Wednesday, May 14, 2008

Daughters of Suburbia


Lorraine Kenny, Daughters of Suburbia: Growing Up White, Middle Class, and Female (New Brunswick: Rutgers, 2000)

This "autoethnography" has Kenny returning to her Long Island hometown (Shoreham-Waring River) to follow eighth-grade girls around for a year. It is not a book about "self-esteem" or any other Reviving Ophelia-style trope, thank God - it's about how whiteness and middle-class-ness articulate themselves in the form of absence. Kenny intersperses chapters about the kids at SWR Middle School with chapters about famous cases of media attention to white girls from LI - Amy Fisher, Cheryl Pierson (who hired a friend to kill her abusive dad), and Emily Heinrichs (a former white supremacist and teenage mother whose chapter was perhaps the most interesting, as her story was represented so many different ways in the media).

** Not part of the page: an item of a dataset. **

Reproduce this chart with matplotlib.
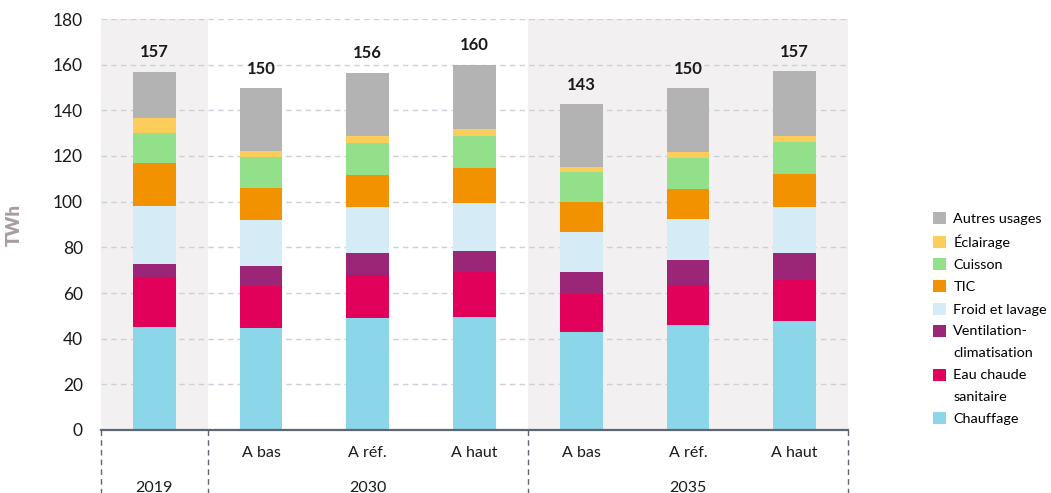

The most interesting sections of this book for me were the ones on narrative and on "multiculturalism" in an all-white school. The chapter on stories that teenage girls tell about and to each other resonated with me very much (as did many of the things that Kenny discusses here). Kenny writes that girls are so obsessed with story because they lead such "normal" or "boring" (aka, non-racialized) lives. "Girls' wild stories make being normal possible," she writes (101).

The chapter on "multiculturalism" and its failures in an all-white context shows how the silences surrounding the real stakes of racial difference create situations in which white kids don't recognize their own privilege - and how these silences are created by the adults around them. Kenny describes how the kids from this school did an exchange with the kids from a blacker adjacent school, and how the real differences between the pedagogical styles, social systems, and infrastructure between the two schools, which could have been a fertile topic of discussion, were instead left to the kids to parse themselves (or not, as the case may be). Adult failures to explicate how being white is actually a subject position leave kids without a leg to stand on when it comes to discussing race.

Kenny is apparently now working for the ACLU, for their Reproductive Freedom project, though I couldn't find any more information on her online.